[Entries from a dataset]
========================================================================

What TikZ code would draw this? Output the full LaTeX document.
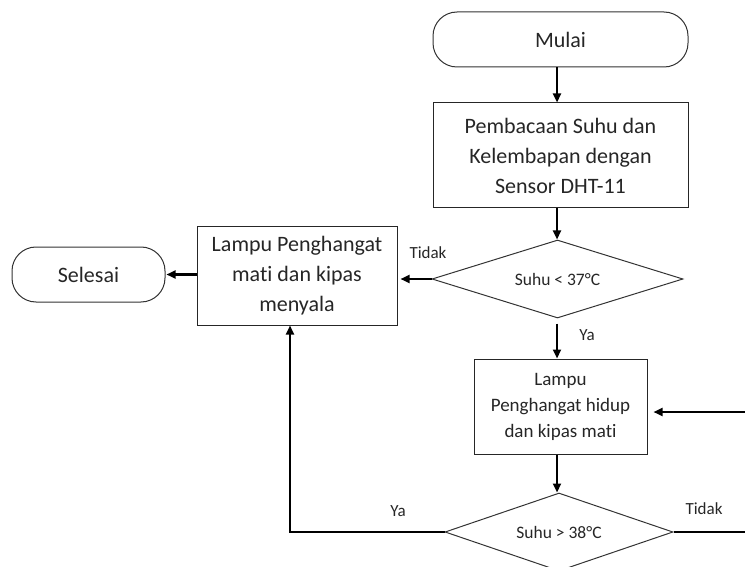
\documentclass[tikz,border=0pt]{standalone}
\usepackage{fontspec}
\setmainfont{Carlito}[Ligatures=NoCommon]
\usetikzlibrary{shapes.geometric,arrows.meta}
\begin{document}
\begin{tikzpicture}[x=1pt,y=-1pt,
  every node/.style={text=black!85},
  term/.style={draw=black!80,line width=1pt,rounded corners=24pt,inner sep=0pt,font=\fontsize{22}{27}\selectfont},
  proc/.style={draw=black!85,line width=1pt,inner sep=0pt,align=center},
  deci/.style={draw=black!80,line width=1pt,diamond,inner sep=0pt,font=\fontsize{17.5}{21}\selectfont},
  lbl/.style={font=\fontsize{17}{20}\selectfont},
  arr/.style={line width=2.2pt,-{Triangle[length=9pt,width=8pt]}},
  ln/.style={line width=2.2pt}]
\useasboundingbox (0,0) rectangle (745,567);
\clip (0,0) rectangle (745,567);
\node[term,minimum width=255pt,minimum height=55pt] (mulai) at (560.5,39.5) {Mulai};
\node[proc,minimum width=255pt,minimum height=105pt,font=\fontsize{22}{30}\selectfont] (baca) at (560.5,155.5) {Pembacaan Suhu dan\\Kelembapan dengan\\Sensor DHT-11};
\node[deci,shape aspect=3.2,minimum width=251pt,minimum height=78pt] (d1) at (557.5,279) {Suhu < 37°C};
\node[proc,minimum width=200pt,minimum height=98pt,font=\fontsize{22}{30}\selectfont] (mati) at (297,276) {Lampu Penghangat\\mati dan kipas\\menyala};
\node[term,minimum width=153pt,minimum height=55pt] (selesai) at (88.5,274.5) {Selesai};
\node[proc,minimum width=173pt,minimum height=95pt,font=\fontsize{19}{26}\selectfont] (hidup) at (560.5,406.5) {Lampu\\Penghangat hidup\\dan kipas mati};
\node[deci,shape aspect=2.92,minimum width=228pt,minimum height=78pt] (d2) at (559,532) {Suhu > 38°C};
\coordinate (vx) at (557,0);
\coordinate (lx) at (290,0);
\coordinate (rin) at (752,412);
\coordinate (rout) at (752,532);
\draw[arr] (mulai.south -| vx) -- (baca.north -| vx);
\draw[arr] (baca.south -| vx) -- (d1.north -| vx);
\draw[arr,shorten >=3pt] (d1.west) -- (d1.west -| mati.east);
\draw[arr,shorten >=1pt] (mati.west |- selesai.east) -- (selesai.east);
\draw[arr,shorten <=5pt] (d1.south -| vx) -- (hidup.north -| vx);
\draw[arr] (hidup.south -| vx) -- (d2.north -| vx);
\draw[arr] (d2.west) -- (d2.west -| lx) -- (mati.south -| lx);
\draw[ln] (d2.east) -- (rout) -- (rin);
\draw[arr,shorten >=6pt] (rin) -- (rin -| hidup.east);
\node[lbl] (t1) at (428,253) {Tidak};
\node[lbl] (y1) at (587,335) {Ya};
\node[lbl] (y2) at (398,511) {Ya};
\node[lbl] (t2) at (704,509) {Tidak};
\end{tikzpicture}
\end{document}
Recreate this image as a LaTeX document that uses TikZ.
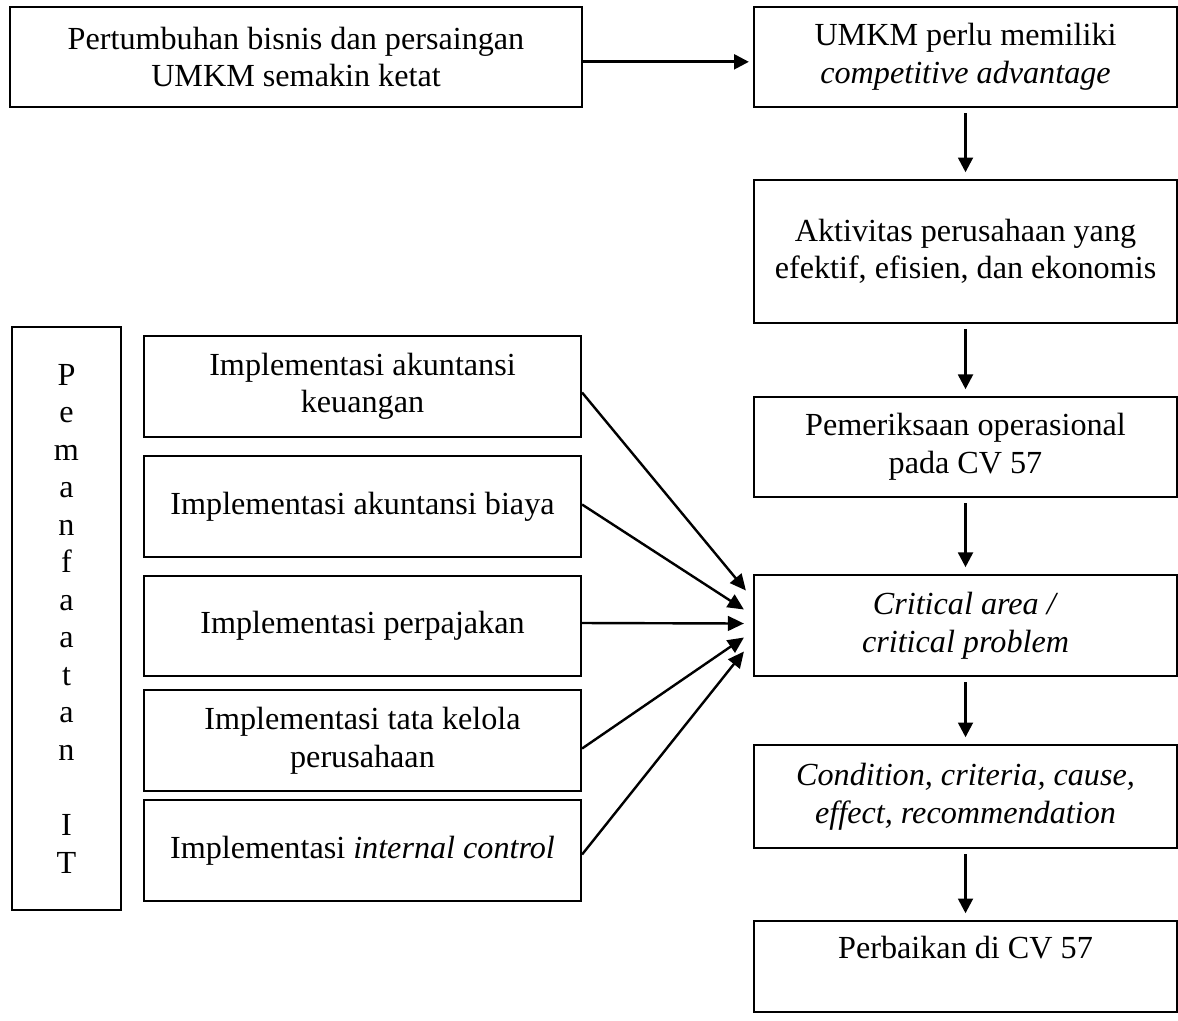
\documentclass[tikz,border=0pt]{standalone}
\usepackage{fontspec}
\setmainfont{Liberation Serif}
\usepackage{tikz}
\usetikzlibrary{arrows.meta,calc}
\tikzset{
  box/.style={draw=black, line width=0.8pt, align=center, inner sep=0pt, font=\fontsize{12}{14}\selectfont},
  rbox/.style={box, minimum width=157.8pt},
  lbox/.style={box, minimum width=163pt, minimum height=37.6pt},
  arr/.style={-{Triangle[length=5.5pt,width=5.5pt]}, line width=1pt, shorten <=2pt, shorten >=2.5pt},
  fan/.style={-{Triangle[length=6pt,width=5.5pt]}, line width=0.9pt}
}

\begin{document}
\begin{tikzpicture}[x=0.373pt,y=-0.373pt]
  \useasboundingbox (0,0) rectangle (1178,1020);

  % top row
  \node[box, minimum width=213.4pt, minimum height=37.3pt] (grow) at (296,57)
    {Pertumbuhan bisnis dan persaingan\\UMKM semakin ketat};
  \node[rbox, minimum height=37.3pt] (adv) at (965.5,57)
    {UMKM perlu memiliki\\\textit{competitive advantage}};

  % right column
  \node[rbox, minimum height=53.3pt] (aktiv) at (965.5,251.5)
    {Aktivitas perusahaan yang\\efektif, efisien, dan ekonomis};
  \node[rbox, minimum height=37.3pt] (periksa) at (965.5,447)
    {Pemeriksaan operasional\\pada CV 57};
  \node[rbox, minimum height=37.7pt] (crit) at (965.5,625.5)
    {\textit{Critical area /}\\\textit{critical problem}};
  \node[rbox, minimum height=38.4pt] (cond) at (965.5,796.5)
    {\textit{Condition, criteria, cause,}\\\textit{effect, recommendation}};
  \node[rbox, minimum height=33.9pt] (fix) at (965.5,966.5)
    {Perbaikan di CV 57\\~};

  % left side
  \node[box, minimum width=40.7pt, minimum height=217.5pt] (it) at (66.5,618.5)
    {P\\e\\m\\a\\n\\f\\a\\a\\t\\a\\n\\~\\I\\T};
  \node[lbox] (impA) at (362.5,386.5) {Implementasi akuntansi\\keuangan};
  \node[lbox] (impB) at (362.5,506.5) {Implementasi akuntansi biaya};
  \node[lbox] (impC) at (362.5,626) {Implementasi perpajakan};
  \node[lbox] (impD) at (362.5,740.5) {Implementasi tata kelola\\perusahaan};
  \node[lbox] (impE) at (362.5,850.5) {Implementasi \textit{internal control}};

  % flow arrows
  \draw[arr, shorten <=0pt, shorten >=1.5pt] ([yshift=-1.8pt]grow.east) -- ([yshift=-1.8pt]adv.west);
  \draw[arr] (adv) -- (aktiv);
  \draw[arr] (aktiv) -- (periksa);
  \draw[arr] (periksa) -- (crit);
  \draw[arr] (crit) -- (cond);
  \draw[arr] (cond) -- (fix);

  % fan into critical area
  \coordinate (tA) at ($(crit.west)+(-7,-35)$);
  \coordinate (tB) at ($(crit.west)+(-9,-16)$);
  \coordinate (tC) at ($(crit.west)+(-9,-2)$);
  \coordinate (tD) at ($(crit.west)+(-9,12)$);
  \coordinate (tE) at ($(crit.west)+(-9,26)$);
  \draw[fan] ($(impA.east)+(0,6)$) -- (tA);
  \draw[fan] ($(impB.east)+(0,-2)$) -- (tB);
  \draw[fan] ($(impC.east)+(0,-3)$) -- (tC);
  \draw[fan] ($(impD.east)+(0,8)$) -- (tD);
  \draw[fan] ($(impE.east)+(0,4)$) -- (tE);
\end{tikzpicture}
\end{document}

========================================================================

Write the material out again exactly as it appears, dropping the pictures.

■ Written answer:
What TikZ code would draw this? Output the full LaTeX document.
\documentclass[tikz,border=0pt]{standalone}
\usepackage{fontspec}
\setmainfont{Carlito}[Ligatures=NoCommon]
\usetikzlibrary{shapes.geometric,arrows.meta}
\begin{document}
\begin{tikzpicture}[x=1pt,y=-1pt,
  every node/.style={text=black!85},
  term/.style={draw=black!80,line width=1pt,rounded corners=24pt,inner sep=0pt,font=\fontsize{22}{27}\selectfont},
  proc/.style={draw=black!85,line width=1pt,inner sep=0pt,align=center},
  deci/.style={draw=black!80,line width=1pt,diamond,inner sep=0pt,font=\fontsize{17.5}{21}\selectfont},
  lbl/.style={font=\fontsize{17}{20}\selectfont},
  arr/.style={line width=2.2pt,-{Triangle[length=9pt,width=8pt]}},
  ln/.style={line width=2.2pt}]
\useasboundingbox (0,0) rectangle (745,567);
\clip (0,0) rectangle (745,567);
\node[term,minimum width=255pt,minimum height=55pt] (mulai) at (560.5,39.5) {Mulai};
\node[proc,minimum width=255pt,minimum height=105pt,font=\fontsize{22}{30}\selectfont] (baca) at (560.5,155.5) {Pembacaan Suhu dan\\Kelembapan dengan\\Sensor DHT-11};
\node[deci,shape aspect=3.2,minimum width=251pt,minimum height=78pt] (d1) at (557.5,279) {Suhu < 37°C};
\node[proc,minimum width=200pt,minimum height=98pt,font=\fontsize{22}{30}\selectfont] (mati) at (297,276) {Lampu Penghangat\\mati dan kipas\\menyala};
\node[term,minimum width=153pt,minimum height=55pt] (selesai) at (88.5,274.5) {Selesai};
\node[proc,minimum width=173pt,minimum height=95pt,font=\fontsize{19}{26}\selectfont] (hidup) at (560.5,406.5) {Lampu\\Penghangat hidup\\dan kipas mati};
\node[deci,shape aspect=2.92,minimum width=228pt,minimum height=78pt] (d2) at (559,532) {Suhu > 38°C};
\coordinate (vx) at (557,0);
\coordinate (lx) at (290,0);
\coordinate (rin) at (752,412);
\coordinate (rout) at (752,532);
\draw[arr] (mulai.south -| vx) -- (baca.north -| vx);
\draw[arr] (baca.south -| vx) -- (d1.north -| vx);
\draw[arr,shorten >=3pt] (d1.west) -- (d1.west -| mati.east);
\draw[arr,shorten >=1pt] (mati.west |- selesai.east) -- (selesai.east);
\draw[arr,shorten <=5pt] (d1.south -| vx) -- (hidup.north -| vx);
\draw[arr] (hidup.south -| vx) -- (d2.north -| vx);
\draw[arr] (d2.west) -- (d2.west -| lx) -- (mati.south -| lx);
\draw[ln] (d2.east) -- (rout) -- (rin);
\draw[arr,shorten >=6pt] (rin) -- (rin -| hidup.east);
\node[lbl] (t1) at (428,253) {Tidak};
\node[lbl] (y1) at (587,335) {Ya};
\node[lbl] (y2) at (398,511) {Ya};
\node[lbl] (t2) at (704,509) {Tidak};
\end{tikzpicture}
\end{document}
Recreate this image as a LaTeX document that uses TikZ.
\documentclass[tikz,border=0pt]{standalone}
\usepackage{fontspec}
\setmainfont{Liberation Serif}
\usepackage{tikz}
\usetikzlibrary{arrows.meta,calc}
\tikzset{
  box/.style={draw=black, line width=0.8pt, align=center, inner sep=0pt, font=\fontsize{12}{14}\selectfont},
  rbox/.style={box, minimum width=157.8pt},
  lbox/.style={box, minimum width=163pt, minimum height=37.6pt},
  arr/.style={-{Triangle[length=5.5pt,width=5.5pt]}, line width=1pt, shorten <=2pt, shorten >=2.5pt},
  fan/.style={-{Triangle[length=6pt,width=5.5pt]}, line width=0.9pt}
}

\begin{document}
\begin{tikzpicture}[x=0.373pt,y=-0.373pt]
  \useasboundingbox (0,0) rectangle (1178,1020);

  % top row
  \node[box, minimum width=213.4pt, minimum height=37.3pt] (grow) at (296,57)
    {Pertumbuhan bisnis dan persaingan\\UMKM semakin ketat};
  \node[rbox, minimum height=37.3pt] (adv) at (965.5,57)
    {UMKM perlu memiliki\\\textit{competitive advantage}};

  % right column
  \node[rbox, minimum height=53.3pt] (aktiv) at (965.5,251.5)
    {Aktivitas perusahaan yang\\efektif, efisien, dan ekonomis};
  \node[rbox, minimum height=37.3pt] (periksa) at (965.5,447)
    {Pemeriksaan operasional\\pada CV 57};
  \node[rbox, minimum height=37.7pt] (crit) at (965.5,625.5)
    {\textit{Critical area /}\\\textit{critical problem}};
  \node[rbox, minimum height=38.4pt] (cond) at (965.5,796.5)
    {\textit{Condition, criteria, cause,}\\\textit{effect, recommendation}};
  \node[rbox, minimum height=33.9pt] (fix) at (965.5,966.5)
    {Perbaikan di CV 57\\~};

  % left side
  \node[box, minimum width=40.7pt, minimum height=217.5pt] (it) at (66.5,618.5)
    {P\\e\\m\\a\\n\\f\\a\\a\\t\\a\\n\\~\\I\\T};
  \node[lbox] (impA) at (362.5,386.5) {Implementasi akuntansi\\keuangan};
  \node[lbox] (impB) at (362.5,506.5) {Implementasi akuntansi biaya};
  \node[lbox] (impC) at (362.5,626) {Implementasi perpajakan};
  \node[lbox] (impD) at (362.5,740.5) {Implementasi tata kelola\\perusahaan};
  \node[lbox] (impE) at (362.5,850.5) {Implementasi \textit{internal control}};

  % flow arrows
  \draw[arr, shorten <=0pt, shorten >=1.5pt] ([yshift=-1.8pt]grow.east) -- ([yshift=-1.8pt]adv.west);
  \draw[arr] (adv) -- (aktiv);
  \draw[arr] (aktiv) -- (periksa);
  \draw[arr] (periksa) -- (crit);
  \draw[arr] (crit) -- (cond);
  \draw[arr] (cond) -- (fix);

  % fan into critical area
  \coordinate (tA) at ($(crit.west)+(-7,-35)$);
  \coordinate (tB) at ($(crit.west)+(-9,-16)$);
  \coordinate (tC) at ($(crit.west)+(-9,-2)$);
  \coordinate (tD) at ($(crit.west)+(-9,12)$);
  \coordinate (tE) at ($(crit.west)+(-9,26)$);
  \draw[fan] ($(impA.east)+(0,6)$) -- (tA);
  \draw[fan] ($(impB.east)+(0,-2)$) -- (tB);
  \draw[fan] ($(impC.east)+(0,-3)$) -- (tC);
  \draw[fan] ($(impD.east)+(0,8)$) -- (tD);
  \draw[fan] ($(impE.east)+(0,4)$) -- (tE);
\end{tikzpicture}
\end{document}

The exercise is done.